STATED PROBLEM: From the entries below, say how many lines carry the word "this", and give nothing but the number.

TASK MATERIAL:
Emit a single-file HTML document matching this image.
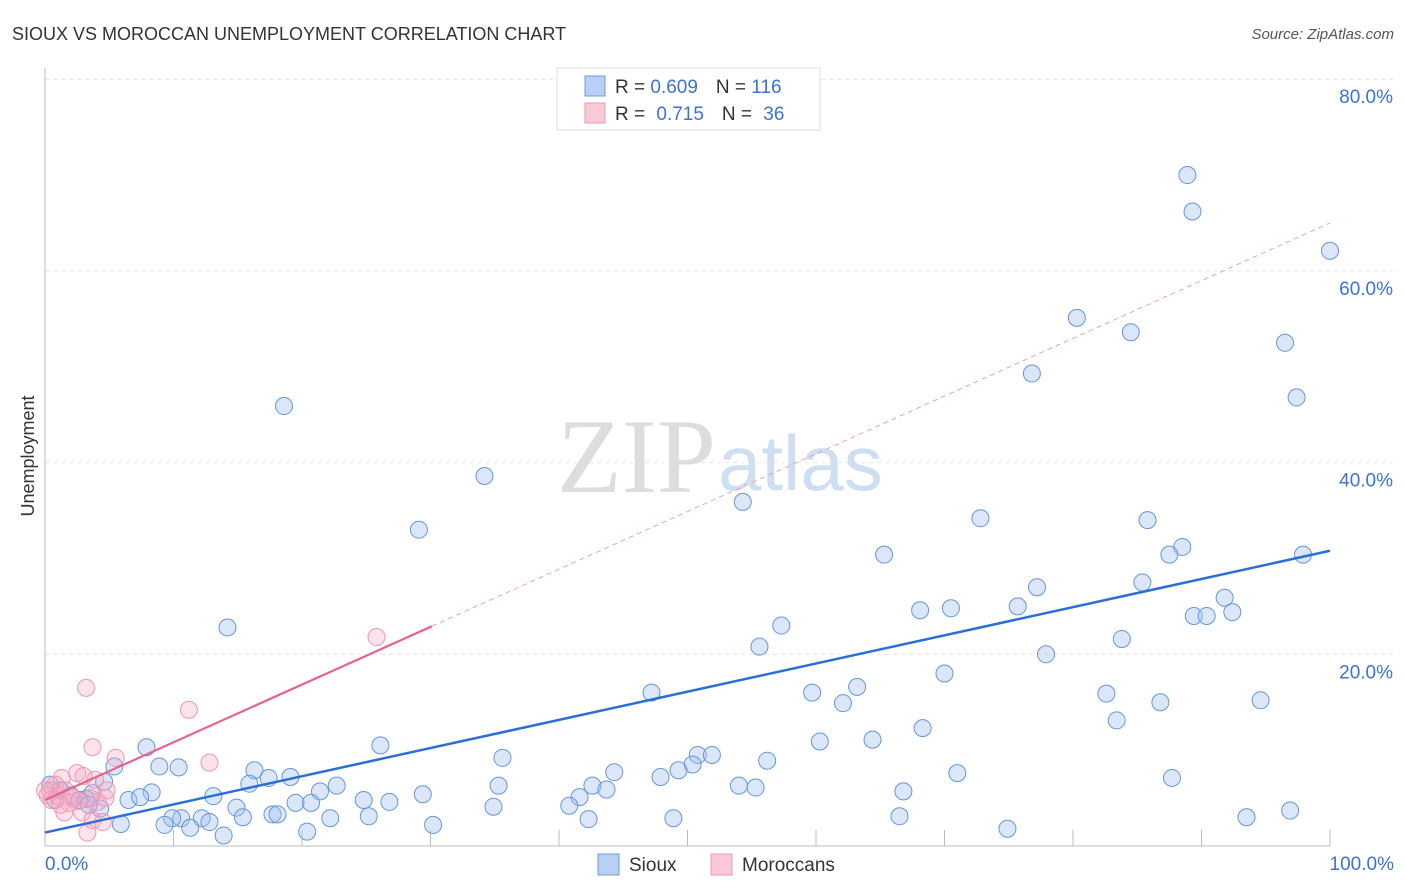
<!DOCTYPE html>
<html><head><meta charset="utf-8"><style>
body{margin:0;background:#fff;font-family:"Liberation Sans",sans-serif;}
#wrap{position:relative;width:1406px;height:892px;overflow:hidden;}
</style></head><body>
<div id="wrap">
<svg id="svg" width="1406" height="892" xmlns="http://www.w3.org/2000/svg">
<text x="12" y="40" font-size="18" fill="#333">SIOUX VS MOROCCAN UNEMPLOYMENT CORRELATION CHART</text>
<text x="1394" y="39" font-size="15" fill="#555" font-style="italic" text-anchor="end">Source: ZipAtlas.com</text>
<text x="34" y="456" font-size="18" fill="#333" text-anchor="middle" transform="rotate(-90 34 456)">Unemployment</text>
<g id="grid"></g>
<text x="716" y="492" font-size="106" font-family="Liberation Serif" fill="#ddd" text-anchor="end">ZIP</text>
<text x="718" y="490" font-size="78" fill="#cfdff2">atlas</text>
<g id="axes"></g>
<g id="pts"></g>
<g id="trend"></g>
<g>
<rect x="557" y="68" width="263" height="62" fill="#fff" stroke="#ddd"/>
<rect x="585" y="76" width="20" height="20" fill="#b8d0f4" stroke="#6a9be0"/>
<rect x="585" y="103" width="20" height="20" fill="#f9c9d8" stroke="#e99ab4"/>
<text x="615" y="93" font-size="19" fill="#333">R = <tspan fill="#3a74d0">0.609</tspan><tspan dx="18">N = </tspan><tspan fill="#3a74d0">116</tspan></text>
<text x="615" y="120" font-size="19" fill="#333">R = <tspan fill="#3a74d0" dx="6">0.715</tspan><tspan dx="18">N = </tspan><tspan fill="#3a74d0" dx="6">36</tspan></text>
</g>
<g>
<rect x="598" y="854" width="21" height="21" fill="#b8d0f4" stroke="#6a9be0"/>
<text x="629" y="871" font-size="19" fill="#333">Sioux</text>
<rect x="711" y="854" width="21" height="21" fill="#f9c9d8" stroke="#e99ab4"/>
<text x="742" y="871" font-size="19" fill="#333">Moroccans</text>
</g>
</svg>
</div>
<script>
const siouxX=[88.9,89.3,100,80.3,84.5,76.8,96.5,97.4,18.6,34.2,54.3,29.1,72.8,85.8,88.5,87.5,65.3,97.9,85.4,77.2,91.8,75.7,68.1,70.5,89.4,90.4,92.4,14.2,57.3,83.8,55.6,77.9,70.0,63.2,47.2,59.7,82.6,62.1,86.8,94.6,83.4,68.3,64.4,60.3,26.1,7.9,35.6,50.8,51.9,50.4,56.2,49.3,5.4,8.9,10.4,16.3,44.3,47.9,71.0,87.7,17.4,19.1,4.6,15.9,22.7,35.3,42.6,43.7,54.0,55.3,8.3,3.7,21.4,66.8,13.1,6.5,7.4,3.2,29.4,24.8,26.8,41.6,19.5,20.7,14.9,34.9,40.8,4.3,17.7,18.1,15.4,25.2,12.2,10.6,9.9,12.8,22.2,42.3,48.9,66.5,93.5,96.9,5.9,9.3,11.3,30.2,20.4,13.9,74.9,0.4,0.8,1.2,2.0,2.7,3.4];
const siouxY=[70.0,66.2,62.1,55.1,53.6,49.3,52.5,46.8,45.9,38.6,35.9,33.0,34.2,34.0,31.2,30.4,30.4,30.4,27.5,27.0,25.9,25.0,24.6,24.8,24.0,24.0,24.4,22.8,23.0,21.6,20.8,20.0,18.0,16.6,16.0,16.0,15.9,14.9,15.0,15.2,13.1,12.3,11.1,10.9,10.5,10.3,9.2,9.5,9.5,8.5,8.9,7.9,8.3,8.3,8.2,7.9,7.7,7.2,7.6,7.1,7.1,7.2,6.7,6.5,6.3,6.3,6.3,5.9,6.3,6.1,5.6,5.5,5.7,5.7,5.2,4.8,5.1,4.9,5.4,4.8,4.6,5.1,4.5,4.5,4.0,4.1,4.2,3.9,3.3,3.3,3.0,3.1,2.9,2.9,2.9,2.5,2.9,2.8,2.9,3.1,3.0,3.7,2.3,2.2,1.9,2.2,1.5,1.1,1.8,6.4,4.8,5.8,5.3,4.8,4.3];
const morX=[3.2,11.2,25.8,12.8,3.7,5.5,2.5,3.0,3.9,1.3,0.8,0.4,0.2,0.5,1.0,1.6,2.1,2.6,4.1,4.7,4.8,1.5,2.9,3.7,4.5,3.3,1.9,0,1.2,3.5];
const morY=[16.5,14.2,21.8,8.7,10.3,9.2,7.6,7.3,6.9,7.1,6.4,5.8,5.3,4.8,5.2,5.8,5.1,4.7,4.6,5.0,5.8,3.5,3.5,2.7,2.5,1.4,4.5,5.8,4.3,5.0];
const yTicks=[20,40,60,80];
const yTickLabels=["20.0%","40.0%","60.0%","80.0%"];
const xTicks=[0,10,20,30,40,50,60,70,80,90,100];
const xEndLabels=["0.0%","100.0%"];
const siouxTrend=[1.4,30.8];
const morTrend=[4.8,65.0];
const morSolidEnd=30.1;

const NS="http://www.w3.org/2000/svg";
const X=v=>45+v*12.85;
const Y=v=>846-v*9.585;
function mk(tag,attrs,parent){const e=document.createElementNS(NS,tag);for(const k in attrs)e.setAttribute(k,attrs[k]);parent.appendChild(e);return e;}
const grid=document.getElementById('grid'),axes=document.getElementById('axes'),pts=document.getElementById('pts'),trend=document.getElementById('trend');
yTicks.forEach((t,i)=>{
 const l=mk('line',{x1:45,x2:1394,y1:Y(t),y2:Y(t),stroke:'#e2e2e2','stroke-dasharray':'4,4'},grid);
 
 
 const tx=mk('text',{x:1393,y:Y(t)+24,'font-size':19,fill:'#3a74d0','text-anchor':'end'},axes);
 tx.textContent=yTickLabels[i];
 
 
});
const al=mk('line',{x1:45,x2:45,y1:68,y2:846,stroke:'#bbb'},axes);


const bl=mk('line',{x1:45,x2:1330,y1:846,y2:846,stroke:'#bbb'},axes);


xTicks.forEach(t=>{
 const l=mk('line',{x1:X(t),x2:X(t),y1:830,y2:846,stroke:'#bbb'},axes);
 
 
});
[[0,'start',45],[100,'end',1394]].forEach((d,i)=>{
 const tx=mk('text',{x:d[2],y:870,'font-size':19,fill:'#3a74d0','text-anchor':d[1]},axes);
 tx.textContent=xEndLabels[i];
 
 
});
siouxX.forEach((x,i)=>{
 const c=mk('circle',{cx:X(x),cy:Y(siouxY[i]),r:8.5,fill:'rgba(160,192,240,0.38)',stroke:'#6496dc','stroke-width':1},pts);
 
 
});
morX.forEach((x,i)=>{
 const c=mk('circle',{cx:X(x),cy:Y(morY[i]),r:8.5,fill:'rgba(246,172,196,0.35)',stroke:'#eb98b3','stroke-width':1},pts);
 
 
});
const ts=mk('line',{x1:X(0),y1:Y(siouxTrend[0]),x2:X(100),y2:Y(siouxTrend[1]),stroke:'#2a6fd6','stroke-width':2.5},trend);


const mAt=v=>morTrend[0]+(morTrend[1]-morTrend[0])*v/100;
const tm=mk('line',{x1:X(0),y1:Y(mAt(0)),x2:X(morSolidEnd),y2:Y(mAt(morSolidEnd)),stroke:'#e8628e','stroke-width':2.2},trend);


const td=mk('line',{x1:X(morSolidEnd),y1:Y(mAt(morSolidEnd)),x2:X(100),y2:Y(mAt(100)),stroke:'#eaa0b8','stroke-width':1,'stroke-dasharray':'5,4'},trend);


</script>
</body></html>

==

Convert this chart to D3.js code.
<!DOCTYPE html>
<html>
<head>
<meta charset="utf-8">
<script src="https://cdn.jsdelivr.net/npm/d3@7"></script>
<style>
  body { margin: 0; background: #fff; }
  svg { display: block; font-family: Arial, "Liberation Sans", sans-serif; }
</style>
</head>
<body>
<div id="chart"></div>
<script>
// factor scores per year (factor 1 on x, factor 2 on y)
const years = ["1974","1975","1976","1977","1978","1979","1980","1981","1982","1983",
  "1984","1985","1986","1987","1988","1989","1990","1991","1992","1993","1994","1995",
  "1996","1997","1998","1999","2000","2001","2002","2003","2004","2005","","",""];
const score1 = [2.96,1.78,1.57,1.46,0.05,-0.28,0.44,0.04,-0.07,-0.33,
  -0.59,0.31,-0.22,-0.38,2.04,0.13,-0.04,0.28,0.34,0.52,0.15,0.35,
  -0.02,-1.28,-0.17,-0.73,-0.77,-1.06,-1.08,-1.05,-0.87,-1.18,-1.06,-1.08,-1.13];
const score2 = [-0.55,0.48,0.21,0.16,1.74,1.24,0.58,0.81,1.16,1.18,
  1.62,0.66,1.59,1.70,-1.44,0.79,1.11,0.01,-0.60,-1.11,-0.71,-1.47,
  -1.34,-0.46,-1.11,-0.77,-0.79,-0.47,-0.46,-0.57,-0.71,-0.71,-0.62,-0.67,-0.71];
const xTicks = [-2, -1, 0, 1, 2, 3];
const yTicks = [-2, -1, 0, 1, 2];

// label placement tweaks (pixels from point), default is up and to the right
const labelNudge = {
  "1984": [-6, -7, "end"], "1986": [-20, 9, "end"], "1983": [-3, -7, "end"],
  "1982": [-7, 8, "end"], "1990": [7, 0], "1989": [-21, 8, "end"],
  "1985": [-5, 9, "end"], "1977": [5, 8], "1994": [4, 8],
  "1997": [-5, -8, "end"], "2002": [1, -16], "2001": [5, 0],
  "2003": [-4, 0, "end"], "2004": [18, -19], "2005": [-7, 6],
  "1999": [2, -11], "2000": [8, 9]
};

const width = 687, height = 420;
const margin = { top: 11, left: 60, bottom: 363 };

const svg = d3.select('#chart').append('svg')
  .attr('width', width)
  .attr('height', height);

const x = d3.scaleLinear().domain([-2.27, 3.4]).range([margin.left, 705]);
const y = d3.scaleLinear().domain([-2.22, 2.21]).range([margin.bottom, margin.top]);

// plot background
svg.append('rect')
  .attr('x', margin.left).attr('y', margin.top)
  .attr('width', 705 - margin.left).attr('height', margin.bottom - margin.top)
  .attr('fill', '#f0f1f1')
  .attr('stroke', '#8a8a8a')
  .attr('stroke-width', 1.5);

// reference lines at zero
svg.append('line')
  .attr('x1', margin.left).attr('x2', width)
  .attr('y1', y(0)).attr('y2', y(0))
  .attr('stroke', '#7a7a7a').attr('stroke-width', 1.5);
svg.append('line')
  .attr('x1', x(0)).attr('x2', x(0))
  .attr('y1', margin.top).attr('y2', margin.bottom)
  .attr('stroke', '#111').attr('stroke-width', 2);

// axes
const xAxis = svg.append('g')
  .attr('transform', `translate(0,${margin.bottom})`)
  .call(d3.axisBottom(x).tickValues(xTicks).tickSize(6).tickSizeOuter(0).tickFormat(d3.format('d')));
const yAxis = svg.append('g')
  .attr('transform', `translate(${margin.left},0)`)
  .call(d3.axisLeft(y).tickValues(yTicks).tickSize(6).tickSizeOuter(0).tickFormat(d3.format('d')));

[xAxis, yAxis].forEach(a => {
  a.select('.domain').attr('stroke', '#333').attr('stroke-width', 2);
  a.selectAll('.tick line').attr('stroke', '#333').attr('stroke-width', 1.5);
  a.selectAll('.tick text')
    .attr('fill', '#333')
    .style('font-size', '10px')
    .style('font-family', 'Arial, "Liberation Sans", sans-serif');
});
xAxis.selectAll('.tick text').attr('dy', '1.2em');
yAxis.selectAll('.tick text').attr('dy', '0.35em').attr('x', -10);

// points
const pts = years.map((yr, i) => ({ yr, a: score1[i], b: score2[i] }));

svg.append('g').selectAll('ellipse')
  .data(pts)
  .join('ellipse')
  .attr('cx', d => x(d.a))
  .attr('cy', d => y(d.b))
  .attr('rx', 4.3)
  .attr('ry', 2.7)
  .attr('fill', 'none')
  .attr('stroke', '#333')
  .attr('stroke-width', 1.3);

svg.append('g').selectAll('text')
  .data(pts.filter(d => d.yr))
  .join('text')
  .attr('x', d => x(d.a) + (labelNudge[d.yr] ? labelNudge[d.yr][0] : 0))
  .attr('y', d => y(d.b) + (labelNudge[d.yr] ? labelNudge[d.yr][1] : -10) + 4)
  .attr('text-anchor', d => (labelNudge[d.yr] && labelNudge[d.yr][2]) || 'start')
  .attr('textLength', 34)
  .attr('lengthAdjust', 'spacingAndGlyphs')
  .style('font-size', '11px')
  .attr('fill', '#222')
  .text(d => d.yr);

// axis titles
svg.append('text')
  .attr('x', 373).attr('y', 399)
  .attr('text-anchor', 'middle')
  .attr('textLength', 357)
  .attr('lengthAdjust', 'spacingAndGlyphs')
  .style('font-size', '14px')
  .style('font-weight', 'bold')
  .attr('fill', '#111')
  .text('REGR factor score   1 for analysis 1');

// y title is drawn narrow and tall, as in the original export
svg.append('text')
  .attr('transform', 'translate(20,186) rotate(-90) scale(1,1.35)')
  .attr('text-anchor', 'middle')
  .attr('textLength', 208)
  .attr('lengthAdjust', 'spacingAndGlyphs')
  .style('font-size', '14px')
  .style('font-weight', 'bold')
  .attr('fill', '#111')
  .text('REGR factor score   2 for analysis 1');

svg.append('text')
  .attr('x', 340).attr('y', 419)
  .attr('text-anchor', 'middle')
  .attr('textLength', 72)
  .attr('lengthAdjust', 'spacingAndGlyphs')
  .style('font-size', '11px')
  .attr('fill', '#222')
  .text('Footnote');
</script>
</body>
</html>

* * *

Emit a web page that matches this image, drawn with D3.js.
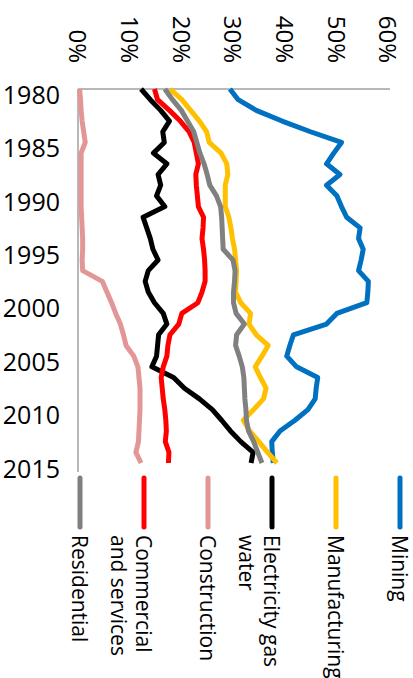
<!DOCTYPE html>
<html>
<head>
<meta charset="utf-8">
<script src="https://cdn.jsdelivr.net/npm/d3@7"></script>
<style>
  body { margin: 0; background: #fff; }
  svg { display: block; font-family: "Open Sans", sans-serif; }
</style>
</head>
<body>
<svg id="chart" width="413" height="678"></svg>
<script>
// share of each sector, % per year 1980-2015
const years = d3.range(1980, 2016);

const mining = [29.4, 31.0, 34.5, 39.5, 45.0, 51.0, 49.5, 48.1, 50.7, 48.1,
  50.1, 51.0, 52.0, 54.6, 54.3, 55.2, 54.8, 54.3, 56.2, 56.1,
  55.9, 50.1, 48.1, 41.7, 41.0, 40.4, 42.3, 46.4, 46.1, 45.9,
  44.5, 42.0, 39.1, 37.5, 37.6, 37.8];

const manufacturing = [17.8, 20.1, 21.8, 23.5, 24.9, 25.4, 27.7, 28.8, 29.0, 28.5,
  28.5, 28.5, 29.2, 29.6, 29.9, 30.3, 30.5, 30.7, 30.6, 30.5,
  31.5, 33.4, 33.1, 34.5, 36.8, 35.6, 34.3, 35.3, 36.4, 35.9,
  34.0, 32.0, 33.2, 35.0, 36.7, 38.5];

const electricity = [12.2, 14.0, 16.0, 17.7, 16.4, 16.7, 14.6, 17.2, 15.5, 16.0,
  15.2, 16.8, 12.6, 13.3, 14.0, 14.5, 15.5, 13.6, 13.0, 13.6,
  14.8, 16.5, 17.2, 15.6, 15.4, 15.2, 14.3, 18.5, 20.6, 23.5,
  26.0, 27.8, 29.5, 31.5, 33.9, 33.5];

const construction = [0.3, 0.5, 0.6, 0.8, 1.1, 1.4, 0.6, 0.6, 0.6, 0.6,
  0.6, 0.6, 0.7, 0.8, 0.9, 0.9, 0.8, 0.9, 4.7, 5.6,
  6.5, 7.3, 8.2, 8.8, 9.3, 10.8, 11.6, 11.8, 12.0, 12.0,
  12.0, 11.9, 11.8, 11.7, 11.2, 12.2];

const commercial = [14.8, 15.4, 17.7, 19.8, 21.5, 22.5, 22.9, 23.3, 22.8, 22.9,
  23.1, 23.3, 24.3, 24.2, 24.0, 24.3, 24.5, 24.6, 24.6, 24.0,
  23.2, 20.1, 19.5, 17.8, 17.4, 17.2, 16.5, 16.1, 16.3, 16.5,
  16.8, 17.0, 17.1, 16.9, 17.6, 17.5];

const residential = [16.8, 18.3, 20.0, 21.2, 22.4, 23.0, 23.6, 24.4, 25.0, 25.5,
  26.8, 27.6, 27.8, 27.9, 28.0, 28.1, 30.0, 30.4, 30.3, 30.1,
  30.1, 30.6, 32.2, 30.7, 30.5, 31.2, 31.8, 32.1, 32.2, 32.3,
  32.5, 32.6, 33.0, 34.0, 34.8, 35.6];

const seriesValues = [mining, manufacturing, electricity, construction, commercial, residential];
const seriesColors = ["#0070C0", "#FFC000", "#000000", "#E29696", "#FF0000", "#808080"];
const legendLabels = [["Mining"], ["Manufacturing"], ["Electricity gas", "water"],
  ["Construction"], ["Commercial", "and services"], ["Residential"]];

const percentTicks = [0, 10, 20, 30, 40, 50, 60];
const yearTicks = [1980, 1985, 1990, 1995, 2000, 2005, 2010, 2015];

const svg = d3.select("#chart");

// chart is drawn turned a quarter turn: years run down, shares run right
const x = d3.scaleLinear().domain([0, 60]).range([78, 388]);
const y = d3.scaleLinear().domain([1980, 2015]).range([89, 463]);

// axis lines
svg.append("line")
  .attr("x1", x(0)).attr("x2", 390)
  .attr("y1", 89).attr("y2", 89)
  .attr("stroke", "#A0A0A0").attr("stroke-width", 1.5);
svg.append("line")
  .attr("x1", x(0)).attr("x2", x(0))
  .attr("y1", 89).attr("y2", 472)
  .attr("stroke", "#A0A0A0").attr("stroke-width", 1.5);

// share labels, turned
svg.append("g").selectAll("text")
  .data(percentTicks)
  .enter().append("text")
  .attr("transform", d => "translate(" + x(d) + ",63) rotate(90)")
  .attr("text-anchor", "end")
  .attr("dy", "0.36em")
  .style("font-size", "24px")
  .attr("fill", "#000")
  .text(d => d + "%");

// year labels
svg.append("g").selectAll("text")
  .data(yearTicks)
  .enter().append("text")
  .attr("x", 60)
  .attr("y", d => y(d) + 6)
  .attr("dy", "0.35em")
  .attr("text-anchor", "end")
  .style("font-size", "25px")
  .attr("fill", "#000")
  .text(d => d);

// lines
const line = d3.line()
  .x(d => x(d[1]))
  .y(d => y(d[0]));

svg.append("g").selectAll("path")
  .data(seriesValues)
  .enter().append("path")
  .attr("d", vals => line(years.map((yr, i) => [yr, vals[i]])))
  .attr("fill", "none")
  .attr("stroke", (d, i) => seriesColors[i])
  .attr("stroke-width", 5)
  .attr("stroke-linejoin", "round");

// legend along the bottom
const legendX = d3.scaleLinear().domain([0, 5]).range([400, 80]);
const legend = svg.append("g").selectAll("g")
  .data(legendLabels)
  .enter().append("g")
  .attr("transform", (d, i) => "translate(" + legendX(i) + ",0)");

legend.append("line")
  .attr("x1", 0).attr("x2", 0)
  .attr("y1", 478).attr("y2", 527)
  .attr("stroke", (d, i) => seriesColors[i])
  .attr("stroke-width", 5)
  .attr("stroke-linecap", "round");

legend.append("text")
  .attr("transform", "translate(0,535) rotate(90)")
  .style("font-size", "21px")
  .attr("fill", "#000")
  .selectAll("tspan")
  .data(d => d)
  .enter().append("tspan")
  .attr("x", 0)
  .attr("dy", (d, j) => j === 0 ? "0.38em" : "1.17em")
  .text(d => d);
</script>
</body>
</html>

OUTPUT BELOW: 3